>> start Exercise inputs

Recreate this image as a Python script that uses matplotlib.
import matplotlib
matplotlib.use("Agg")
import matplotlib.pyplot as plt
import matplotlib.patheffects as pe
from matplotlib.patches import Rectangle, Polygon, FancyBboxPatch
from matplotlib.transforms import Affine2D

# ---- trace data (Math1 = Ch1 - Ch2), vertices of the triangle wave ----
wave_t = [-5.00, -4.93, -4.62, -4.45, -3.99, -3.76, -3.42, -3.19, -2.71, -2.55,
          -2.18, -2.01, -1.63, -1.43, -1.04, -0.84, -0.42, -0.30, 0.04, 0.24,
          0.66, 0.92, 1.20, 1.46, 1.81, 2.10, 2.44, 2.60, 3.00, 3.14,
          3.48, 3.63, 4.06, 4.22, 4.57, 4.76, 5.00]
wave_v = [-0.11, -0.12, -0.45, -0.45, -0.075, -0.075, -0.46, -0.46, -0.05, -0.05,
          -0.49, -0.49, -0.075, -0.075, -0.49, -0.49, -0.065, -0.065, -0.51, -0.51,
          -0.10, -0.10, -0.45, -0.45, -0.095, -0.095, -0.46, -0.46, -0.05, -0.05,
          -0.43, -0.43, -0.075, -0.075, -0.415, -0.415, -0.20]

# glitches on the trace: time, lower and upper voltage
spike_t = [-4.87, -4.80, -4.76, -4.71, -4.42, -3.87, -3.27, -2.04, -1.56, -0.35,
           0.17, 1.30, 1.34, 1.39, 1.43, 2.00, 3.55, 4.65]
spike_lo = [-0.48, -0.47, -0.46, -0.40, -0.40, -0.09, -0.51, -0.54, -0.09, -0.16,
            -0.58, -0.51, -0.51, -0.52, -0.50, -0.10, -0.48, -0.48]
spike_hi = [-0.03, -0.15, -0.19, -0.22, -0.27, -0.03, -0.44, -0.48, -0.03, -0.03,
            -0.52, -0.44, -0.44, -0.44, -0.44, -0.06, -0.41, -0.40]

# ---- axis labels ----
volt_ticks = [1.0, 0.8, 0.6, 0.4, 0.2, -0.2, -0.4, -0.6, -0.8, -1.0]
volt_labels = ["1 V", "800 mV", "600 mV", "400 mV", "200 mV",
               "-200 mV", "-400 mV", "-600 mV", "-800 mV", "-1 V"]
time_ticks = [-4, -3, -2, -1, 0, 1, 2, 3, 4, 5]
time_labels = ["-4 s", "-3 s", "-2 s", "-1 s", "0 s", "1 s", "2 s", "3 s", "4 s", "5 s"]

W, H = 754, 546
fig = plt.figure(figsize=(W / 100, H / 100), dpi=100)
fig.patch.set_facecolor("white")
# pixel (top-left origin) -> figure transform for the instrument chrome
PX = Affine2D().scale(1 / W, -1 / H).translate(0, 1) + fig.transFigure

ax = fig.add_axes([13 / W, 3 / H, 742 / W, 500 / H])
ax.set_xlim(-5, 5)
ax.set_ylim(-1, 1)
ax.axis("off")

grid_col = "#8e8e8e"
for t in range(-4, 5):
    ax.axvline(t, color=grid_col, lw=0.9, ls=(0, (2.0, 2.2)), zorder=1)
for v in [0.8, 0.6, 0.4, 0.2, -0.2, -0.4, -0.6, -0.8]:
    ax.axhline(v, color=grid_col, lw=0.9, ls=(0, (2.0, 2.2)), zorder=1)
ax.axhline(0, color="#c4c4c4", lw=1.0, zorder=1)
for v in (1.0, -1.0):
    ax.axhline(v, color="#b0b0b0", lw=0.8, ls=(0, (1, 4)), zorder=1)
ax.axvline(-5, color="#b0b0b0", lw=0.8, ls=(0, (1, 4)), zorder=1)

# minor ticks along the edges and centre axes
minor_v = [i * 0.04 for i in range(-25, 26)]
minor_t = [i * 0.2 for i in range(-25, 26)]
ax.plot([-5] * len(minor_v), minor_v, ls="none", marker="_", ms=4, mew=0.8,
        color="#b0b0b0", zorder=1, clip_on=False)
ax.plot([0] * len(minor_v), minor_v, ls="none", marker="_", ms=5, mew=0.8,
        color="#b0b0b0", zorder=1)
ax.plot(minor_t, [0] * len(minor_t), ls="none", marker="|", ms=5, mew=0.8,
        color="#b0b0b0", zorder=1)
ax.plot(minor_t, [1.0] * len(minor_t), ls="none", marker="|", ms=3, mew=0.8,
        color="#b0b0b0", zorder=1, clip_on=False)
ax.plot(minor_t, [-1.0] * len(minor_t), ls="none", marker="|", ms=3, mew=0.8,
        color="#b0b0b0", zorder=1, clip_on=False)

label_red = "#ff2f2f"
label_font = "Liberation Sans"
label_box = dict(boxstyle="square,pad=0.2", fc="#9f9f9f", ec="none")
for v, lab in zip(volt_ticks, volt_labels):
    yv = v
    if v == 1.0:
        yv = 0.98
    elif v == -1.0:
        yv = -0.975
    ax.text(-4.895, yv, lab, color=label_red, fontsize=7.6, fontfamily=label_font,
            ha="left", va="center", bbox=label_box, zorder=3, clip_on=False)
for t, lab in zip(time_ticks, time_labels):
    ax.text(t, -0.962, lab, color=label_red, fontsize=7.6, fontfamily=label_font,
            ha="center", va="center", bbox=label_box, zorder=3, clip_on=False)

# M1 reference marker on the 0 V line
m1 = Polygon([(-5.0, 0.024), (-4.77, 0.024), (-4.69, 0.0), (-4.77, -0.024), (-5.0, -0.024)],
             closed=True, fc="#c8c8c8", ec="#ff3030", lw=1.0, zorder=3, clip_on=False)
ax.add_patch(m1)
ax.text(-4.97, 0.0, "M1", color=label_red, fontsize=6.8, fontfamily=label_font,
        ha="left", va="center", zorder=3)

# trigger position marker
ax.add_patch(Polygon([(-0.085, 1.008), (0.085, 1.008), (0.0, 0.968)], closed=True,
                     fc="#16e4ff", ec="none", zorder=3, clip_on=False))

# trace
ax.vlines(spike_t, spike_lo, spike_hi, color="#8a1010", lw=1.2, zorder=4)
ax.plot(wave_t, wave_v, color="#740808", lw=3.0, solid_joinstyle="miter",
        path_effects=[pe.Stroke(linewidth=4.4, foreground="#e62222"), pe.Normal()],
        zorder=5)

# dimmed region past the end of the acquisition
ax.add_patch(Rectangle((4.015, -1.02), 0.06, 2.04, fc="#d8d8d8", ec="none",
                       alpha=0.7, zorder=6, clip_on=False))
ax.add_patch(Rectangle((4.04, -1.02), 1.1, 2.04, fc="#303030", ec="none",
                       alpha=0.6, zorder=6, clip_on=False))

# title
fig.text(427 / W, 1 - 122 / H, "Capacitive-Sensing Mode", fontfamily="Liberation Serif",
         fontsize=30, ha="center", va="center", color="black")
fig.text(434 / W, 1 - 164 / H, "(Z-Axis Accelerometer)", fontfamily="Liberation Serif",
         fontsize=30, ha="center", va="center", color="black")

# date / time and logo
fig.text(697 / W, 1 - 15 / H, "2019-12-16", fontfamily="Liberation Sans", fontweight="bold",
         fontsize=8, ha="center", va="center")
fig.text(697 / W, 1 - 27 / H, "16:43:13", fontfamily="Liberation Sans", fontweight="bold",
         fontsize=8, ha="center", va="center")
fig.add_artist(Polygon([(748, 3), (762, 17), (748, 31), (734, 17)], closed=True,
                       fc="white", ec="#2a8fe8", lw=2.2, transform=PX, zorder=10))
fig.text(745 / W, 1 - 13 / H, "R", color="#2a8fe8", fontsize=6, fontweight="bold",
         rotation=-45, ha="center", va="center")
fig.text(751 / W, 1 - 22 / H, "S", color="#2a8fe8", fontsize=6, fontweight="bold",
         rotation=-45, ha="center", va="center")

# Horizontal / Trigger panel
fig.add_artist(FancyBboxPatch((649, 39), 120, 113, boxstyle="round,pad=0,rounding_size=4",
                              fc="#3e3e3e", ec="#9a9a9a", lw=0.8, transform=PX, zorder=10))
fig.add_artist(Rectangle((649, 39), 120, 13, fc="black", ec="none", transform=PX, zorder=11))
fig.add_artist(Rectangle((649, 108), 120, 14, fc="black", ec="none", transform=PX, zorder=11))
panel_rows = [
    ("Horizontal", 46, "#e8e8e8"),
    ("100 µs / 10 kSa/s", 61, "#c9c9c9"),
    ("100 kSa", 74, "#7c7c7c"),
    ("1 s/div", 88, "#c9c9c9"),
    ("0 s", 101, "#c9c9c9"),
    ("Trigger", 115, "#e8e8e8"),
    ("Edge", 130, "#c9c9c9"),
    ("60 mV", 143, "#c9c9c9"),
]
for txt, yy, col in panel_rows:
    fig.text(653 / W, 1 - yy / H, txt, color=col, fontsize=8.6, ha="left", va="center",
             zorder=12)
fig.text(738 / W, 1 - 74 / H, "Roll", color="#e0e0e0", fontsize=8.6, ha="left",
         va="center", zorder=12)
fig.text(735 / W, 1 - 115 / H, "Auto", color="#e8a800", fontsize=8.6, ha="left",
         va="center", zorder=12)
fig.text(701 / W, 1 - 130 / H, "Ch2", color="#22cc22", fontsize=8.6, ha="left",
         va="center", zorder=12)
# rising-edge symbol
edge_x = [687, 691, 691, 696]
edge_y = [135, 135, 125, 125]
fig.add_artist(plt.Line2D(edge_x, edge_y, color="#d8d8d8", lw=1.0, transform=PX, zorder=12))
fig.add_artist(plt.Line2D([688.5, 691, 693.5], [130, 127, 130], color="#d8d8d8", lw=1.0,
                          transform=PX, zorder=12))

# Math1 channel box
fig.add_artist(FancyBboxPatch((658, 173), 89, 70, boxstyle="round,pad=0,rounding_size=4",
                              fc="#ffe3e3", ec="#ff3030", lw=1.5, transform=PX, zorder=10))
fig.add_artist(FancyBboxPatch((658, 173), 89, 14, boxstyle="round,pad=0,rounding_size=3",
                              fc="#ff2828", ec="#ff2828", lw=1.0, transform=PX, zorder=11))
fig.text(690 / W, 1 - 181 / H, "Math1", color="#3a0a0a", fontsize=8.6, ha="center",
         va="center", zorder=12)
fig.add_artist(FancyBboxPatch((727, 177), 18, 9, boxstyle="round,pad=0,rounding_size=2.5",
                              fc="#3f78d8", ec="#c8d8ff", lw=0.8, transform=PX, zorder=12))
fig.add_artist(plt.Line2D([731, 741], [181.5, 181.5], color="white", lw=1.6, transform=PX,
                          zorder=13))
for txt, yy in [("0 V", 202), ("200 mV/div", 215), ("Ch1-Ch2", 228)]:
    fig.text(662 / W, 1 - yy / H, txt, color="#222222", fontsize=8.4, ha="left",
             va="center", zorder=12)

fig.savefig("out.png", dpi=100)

>> end Exercise inputs
>> start Exercise inputs

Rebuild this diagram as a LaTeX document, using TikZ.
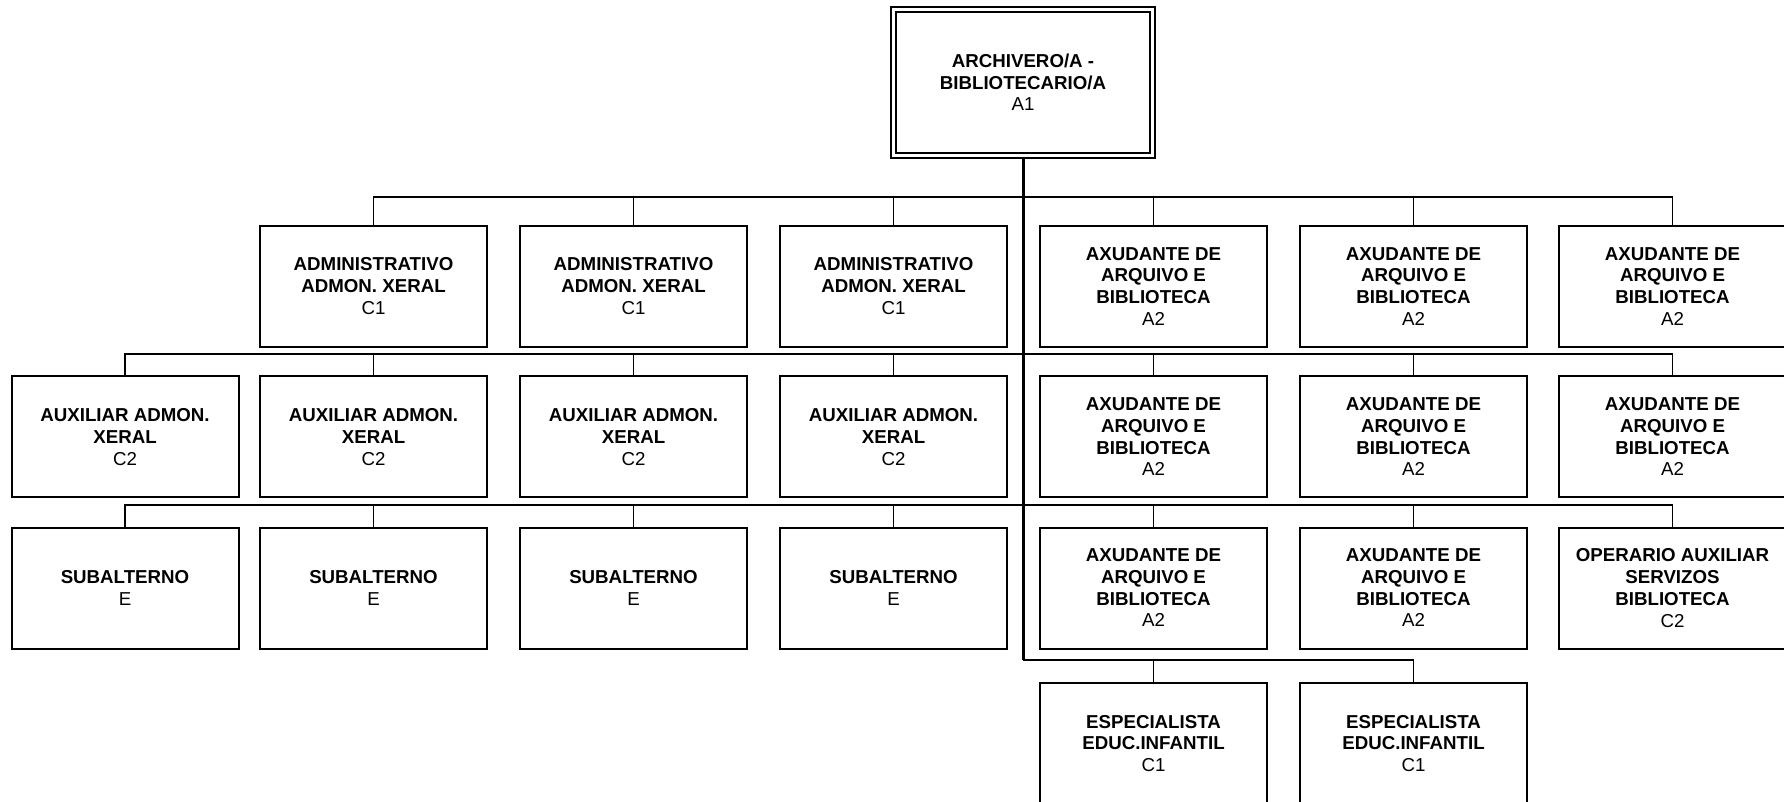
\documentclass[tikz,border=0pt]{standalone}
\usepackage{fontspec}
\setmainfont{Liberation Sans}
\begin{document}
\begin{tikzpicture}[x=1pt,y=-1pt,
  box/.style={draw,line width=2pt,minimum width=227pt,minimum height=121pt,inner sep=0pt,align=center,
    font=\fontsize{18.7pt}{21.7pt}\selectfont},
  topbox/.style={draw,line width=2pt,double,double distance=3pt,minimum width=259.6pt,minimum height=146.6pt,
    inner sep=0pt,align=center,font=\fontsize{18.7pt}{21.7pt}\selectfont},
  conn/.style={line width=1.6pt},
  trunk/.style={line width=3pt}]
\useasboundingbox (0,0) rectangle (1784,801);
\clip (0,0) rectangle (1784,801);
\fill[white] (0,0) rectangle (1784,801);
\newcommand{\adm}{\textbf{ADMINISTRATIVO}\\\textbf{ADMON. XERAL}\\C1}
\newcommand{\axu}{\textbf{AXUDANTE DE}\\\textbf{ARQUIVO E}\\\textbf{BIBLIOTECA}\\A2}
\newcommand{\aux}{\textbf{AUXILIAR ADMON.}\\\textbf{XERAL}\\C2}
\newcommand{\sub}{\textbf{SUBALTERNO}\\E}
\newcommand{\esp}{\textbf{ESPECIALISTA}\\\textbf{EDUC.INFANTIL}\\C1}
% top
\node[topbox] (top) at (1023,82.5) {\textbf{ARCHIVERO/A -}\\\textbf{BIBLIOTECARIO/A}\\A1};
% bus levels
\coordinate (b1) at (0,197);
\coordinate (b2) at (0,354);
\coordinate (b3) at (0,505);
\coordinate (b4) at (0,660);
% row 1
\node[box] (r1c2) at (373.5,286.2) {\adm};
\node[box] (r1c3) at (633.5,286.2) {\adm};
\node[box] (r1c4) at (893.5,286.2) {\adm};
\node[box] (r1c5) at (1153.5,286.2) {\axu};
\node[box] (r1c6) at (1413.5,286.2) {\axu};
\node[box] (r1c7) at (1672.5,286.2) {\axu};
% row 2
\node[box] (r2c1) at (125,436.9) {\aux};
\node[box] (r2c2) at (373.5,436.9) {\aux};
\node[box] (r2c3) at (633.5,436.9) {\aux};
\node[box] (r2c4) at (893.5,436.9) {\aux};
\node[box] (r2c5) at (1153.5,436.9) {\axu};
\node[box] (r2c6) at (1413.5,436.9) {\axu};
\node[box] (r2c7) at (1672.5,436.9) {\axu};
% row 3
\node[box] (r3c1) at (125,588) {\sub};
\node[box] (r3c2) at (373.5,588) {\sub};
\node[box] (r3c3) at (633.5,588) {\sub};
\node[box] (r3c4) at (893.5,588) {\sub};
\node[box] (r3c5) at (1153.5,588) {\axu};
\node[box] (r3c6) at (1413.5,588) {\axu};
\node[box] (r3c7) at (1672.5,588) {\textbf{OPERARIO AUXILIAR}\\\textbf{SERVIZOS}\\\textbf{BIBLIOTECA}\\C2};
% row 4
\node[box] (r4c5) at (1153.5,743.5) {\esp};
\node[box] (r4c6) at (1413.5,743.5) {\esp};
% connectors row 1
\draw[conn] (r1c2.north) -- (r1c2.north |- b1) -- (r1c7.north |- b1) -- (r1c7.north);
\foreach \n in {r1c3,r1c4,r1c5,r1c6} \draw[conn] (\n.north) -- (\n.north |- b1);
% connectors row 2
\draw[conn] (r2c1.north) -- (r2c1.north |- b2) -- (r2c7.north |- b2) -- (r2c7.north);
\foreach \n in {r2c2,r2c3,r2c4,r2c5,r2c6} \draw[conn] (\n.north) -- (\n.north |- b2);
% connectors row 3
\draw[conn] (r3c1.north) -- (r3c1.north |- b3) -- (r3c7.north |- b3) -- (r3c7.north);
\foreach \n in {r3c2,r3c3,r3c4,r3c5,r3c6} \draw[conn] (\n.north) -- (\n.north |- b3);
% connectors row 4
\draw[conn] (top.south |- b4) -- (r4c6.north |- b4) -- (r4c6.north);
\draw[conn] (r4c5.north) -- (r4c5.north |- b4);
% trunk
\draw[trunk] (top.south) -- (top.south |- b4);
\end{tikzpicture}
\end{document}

>> end Exercise inputs

Set problem: From the records above, transcribe without alteration every line from the one with "Recreate this image" to the one with "from matplotlib.transforms import Affine2D", inclusive.

Task answer:
Recreate this image as a Python script that uses matplotlib.
import matplotlib
matplotlib.use("Agg")
import matplotlib.pyplot as plt
import matplotlib.patheffects as pe
from matplotlib.patches import Rectangle, Polygon, FancyBboxPatch
from matplotlib.transforms import Affine2D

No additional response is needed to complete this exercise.